━━━━━ Available data

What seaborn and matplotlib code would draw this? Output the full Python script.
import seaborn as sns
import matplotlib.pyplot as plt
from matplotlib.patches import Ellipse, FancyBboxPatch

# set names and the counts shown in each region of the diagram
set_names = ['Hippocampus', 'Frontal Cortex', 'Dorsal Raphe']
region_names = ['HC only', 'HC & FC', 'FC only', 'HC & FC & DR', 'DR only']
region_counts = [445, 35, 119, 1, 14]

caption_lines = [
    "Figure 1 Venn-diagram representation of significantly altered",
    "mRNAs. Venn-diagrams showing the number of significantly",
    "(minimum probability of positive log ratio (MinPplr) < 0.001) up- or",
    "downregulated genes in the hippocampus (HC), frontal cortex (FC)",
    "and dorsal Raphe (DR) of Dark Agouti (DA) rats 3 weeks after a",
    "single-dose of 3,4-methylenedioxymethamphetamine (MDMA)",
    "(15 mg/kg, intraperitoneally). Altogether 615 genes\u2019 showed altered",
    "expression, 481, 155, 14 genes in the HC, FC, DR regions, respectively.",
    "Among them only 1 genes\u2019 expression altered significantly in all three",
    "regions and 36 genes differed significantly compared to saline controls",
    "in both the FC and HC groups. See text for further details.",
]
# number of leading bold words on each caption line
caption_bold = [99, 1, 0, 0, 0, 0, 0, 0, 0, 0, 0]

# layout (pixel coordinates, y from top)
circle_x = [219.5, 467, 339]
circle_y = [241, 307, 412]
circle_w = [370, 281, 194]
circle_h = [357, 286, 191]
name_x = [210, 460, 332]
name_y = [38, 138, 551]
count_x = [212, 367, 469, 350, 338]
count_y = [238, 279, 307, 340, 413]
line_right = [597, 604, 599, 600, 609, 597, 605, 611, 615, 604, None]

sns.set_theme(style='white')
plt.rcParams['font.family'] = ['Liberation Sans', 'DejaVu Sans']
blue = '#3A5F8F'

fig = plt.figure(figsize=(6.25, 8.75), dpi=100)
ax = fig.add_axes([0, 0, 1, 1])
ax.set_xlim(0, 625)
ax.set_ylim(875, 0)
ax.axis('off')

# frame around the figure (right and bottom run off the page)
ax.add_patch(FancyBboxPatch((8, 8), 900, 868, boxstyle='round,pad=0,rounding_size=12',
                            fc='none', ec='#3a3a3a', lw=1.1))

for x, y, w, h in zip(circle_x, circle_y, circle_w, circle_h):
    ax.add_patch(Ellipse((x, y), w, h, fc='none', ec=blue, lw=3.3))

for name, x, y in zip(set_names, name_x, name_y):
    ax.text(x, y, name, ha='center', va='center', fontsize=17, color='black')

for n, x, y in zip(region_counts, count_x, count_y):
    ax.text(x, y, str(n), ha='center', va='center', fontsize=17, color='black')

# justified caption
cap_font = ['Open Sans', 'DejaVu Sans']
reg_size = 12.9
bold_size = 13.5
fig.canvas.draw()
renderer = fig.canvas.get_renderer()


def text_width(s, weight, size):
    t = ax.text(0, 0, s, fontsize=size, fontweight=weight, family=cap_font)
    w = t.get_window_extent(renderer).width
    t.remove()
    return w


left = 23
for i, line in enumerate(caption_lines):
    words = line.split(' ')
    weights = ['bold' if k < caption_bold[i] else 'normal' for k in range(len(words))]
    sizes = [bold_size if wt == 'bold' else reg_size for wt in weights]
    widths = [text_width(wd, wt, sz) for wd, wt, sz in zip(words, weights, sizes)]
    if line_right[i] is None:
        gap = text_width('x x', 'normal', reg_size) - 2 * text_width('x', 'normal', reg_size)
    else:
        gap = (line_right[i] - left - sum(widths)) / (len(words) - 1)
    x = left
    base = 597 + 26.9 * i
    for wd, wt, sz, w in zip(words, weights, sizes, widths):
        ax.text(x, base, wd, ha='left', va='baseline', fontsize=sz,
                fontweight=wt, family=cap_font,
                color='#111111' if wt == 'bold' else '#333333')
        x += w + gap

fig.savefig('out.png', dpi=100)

━━━━━━━━━━

### Description of the task
Write out exactly the lines from the start of the material through the line with "region_counts = [445, 35, 119, 1, 14]". No other output is expected.

### Reply
What seaborn and matplotlib code would draw this? Output the full Python script.
import seaborn as sns
import matplotlib.pyplot as plt
from matplotlib.patches import Ellipse, FancyBboxPatch

# set names and the counts shown in each region of the diagram
set_names = ['Hippocampus', 'Frontal Cortex', 'Dorsal Raphe']
region_names = ['HC only', 'HC & FC', 'FC only', 'HC & FC & DR', 'DR only']
region_counts = [445, 35, 119, 1, 14]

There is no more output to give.